Find the coefficient of x^5 in the expansion of (3x + 2)^6.

Find the coefficient of x^5 in the expansion of (3x + 2)^6.

Step 1: Identify the expression we need to expand, which is (3x + 2)^6.
Step 2: Recognize that we want the coefficient of x^5 in this expansion.
Step 3: Use the Binomial Theorem, which states that (a + b)^n = Σ (C(n, k) * a^(n-k) * b^k) for k = 0 to n.
Step 4: In our case, a = 3x, b = 2, and n = 6.
Step 5: We need to find the term where the power of x is 5. This happens when we take (3x)^(5) and (2)^(1).

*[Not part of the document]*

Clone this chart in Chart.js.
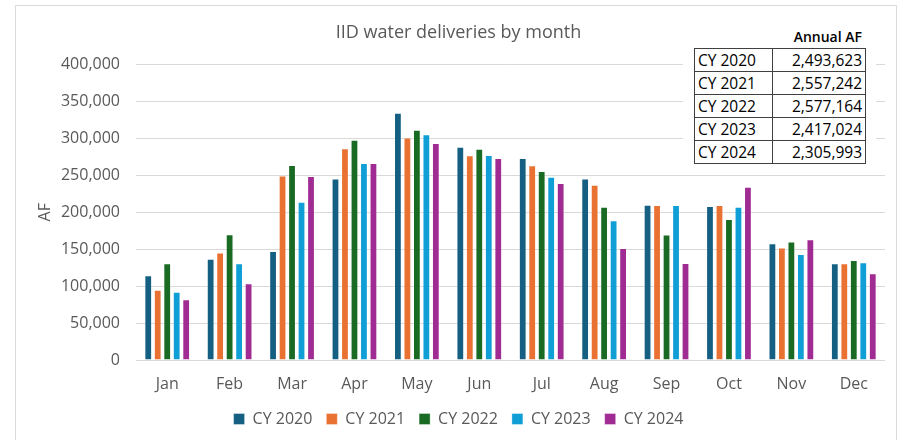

Step 6: The term we are interested in is C(6, 5) * (3x)^5 * (2)^1.
Step 7: Calculate C(6, 5), which is the number of ways to choose 5 items from 6. This equals 6.

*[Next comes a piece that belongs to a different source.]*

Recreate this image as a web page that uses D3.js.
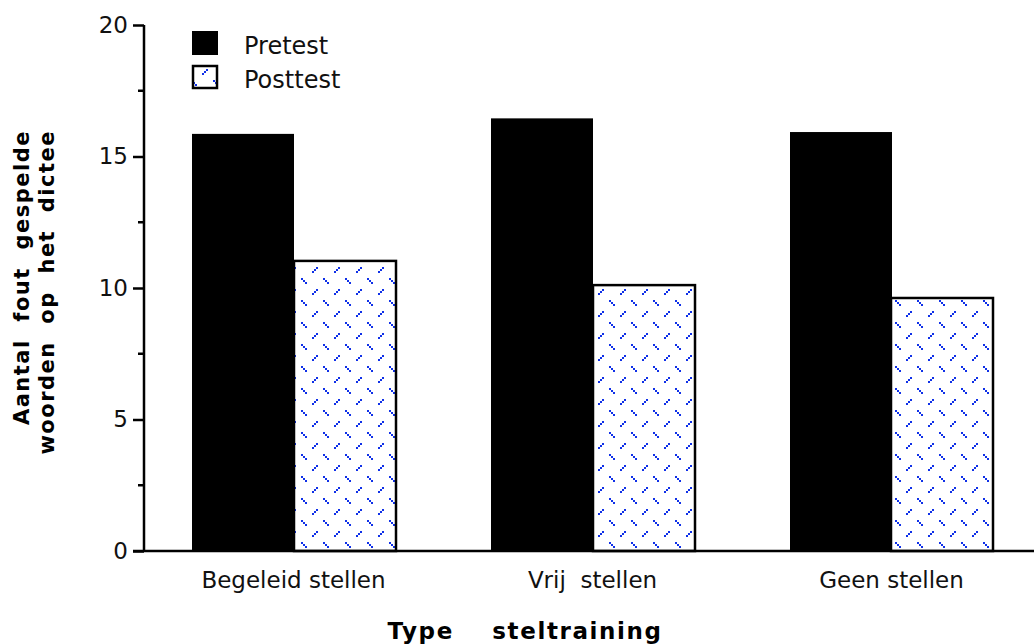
<!DOCTYPE html>
<html><head><meta charset="utf-8">
<script src="https://cdn.jsdelivr.net/npm/d3@7"></script>
<style>body{margin:0;background:#fff}svg{display:block}</style>
</head><body>
<script>
const categories = ["Begeleid stellen", "Vrij  stellen", "Geen stellen"];
const seriesNames = ["Pretest", "Posttest"];
const pretest = [15.86, 16.45, 15.93];
const posttest = [11.03, 10.11, 9.62];
const yTicks = [0, 5, 10, 15, 20];
const yMinor = [2.5, 7.5, 12.5, 17.5];

const W = 1034, H = 644;
const font = "'DejaVu Sans', Verdana, sans-serif";
const svg = d3.select("body").append("svg").attr("width", W).attr("height", H);

const defs = svg.append("defs");
const pat = defs.append("pattern").attr("id", "dots").attr("patternUnits", "userSpaceOnUse")
  .attr("width", 22).attr("height", 22).attr("x", 4).attr("y", 3);
pat.append("rect").attr("width", 22).attr("height", 22).attr("fill", "#fff");
const blue = "#0f30e8";
[[4,0],[2,2],[0,4],[11,11],[13,13],[15,15]].forEach(([a,b]) =>
  pat.append("rect").attr("x", a).attr("y", b).attr("width", 2).attr("height", 2)
    .attr("fill", blue).attr("shape-rendering", "crispEdges"));

const x0 = 144, xr = 1041;
const x = d3.scaleBand().domain(categories).range([x0, xr]).paddingInner(0.318).paddingOuter(0.159);
const xs = d3.scaleBand().domain(seriesNames).range([0, x.bandwidth()]);
const y = d3.scaleLinear().domain([0, 20]).range([551, 25]);

// bars
const data = categories.map((c, i) => ({c, vals: [pretest[i], posttest[i]]}));
const g = svg.append("g");
data.forEach(d => {
  d.vals.forEach((v, j) => {
    const r = g.append("rect")
      .attr("x", Math.round(x(d.c) + xs(seriesNames[j])))
      .attr("width", Math.round(xs.bandwidth()))
      .attr("y", y(v))
      .attr("height", y(0) - y(v));
    if (j === 0) r.attr("fill", "#000");
    else r.attr("fill", "url(#dots)").attr("stroke", "#000").attr("stroke-width", 2.5);
  });
});

// y axis
const yAxis = svg.append("g").attr("transform", `translate(${x0},0)`)
  .call(d3.axisLeft(y).tickValues(yTicks).tickSize(11).tickPadding(5).tickFormat(d3.format("d")));
yAxis.select(".domain").attr("stroke-width", 2.5).attr("d", `M0,${y(20)}V${y(0)}`);
yAxis.selectAll(".tick line").attr("stroke-width", 2.5);
yAxis.selectAll("text").attr("font-family", font).attr("font-size", 23).attr("fill", "#111");
svg.append("g").attr("transform", `translate(${x0},0)`)
  .selectAll("line").data(yMinor).join("line")
  .attr("x1", -6).attr("x2", 0).attr("y1", d => y(d)).attr("y2", d => y(d))
  .attr("stroke", "#000").attr("stroke-width", 2.5);

// x axis
const xAxis = svg.append("g").attr("transform", `translate(0,${y(0)})`)
  .call(d3.axisBottom(x).tickSize(0).tickPadding(21));
xAxis.select(".domain").attr("stroke-width", 2.5).attr("d", `M${x0-11},0H${W}`);
xAxis.selectAll("text").attr("font-family", font).attr("font-size", 23).attr("fill", "#111")
  .style("white-space", "pre");

// axis titles
svg.append("text").attr("x", 525).attr("y", 639).attr("text-anchor", "middle")
  .attr("font-family", font).attr("font-size", 23).attr("font-weight", "bold").attr("fill", "#000")
  .attr("letter-spacing", 1.6).style("white-space", "pre").text("Type    steltraining");
const yt = svg.append("text").attr("transform", "translate(29,130) rotate(-90)")
  .attr("text-anchor", "end").attr("font-family", font).attr("font-size", 21)
  .attr("font-weight", "bold").attr("fill", "#000").attr("letter-spacing", 1.5)
  .style("white-space", "pre");
yt.append("tspan").attr("x", 0).attr("y", 0).text("Aantal  fout  gespelde");
yt.append("tspan").attr("x", 0).attr("y", 25).text("woorden  op  het  dictee");

// legend
const leg = svg.append("g");
leg.append("rect").attr("x", 192).attr("y", 31).attr("width", 26).attr("height", 24).attr("fill", "#000");
leg.append("rect").attr("x", 193).attr("y", 66).attr("width", 24).attr("height", 22)
  .attr("fill", "url(#dots)").attr("stroke", "#000").attr("stroke-width", 2.5);
leg.selectAll("text").data(seriesNames).join("text")
  .attr("x", 244).attr("y", (d, i) => 54 + i * 34)
  .attr("font-family", font).attr("font-size", 24).attr("fill", "#111")
  .text(d => d);
</script>
</body></html>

Step 8: Calculate (3)^5, which is 3 * 3 * 3 * 3 * 3 = 243.
Step 9: Calculate (2)^1, which is simply 2.
Step 10: Now, multiply these values together: 6 * 243 * 2.
Step 11: First, multiply 6 * 243 to get 1458.
Step 12: Then, multiply 1458 * 2 to get 2916.
Step 13: Therefore, the coefficient of x^5 in the expansion of (3x + 2)^6 is 2916.

Binomial Expansion – The question tests the understanding of the binomial theorem, which allows for the expansion of expressions of the form (a + b)^n.
Combination Formula – The use of the combination formula C(n, k) to determine the number of ways to choose k successes in n trials is essential for finding the correct term in the expansion.
Coefficient Calculation – The calculation of coefficients involves multiplying the combination by the appropriate powers of the terms in the binomial expression.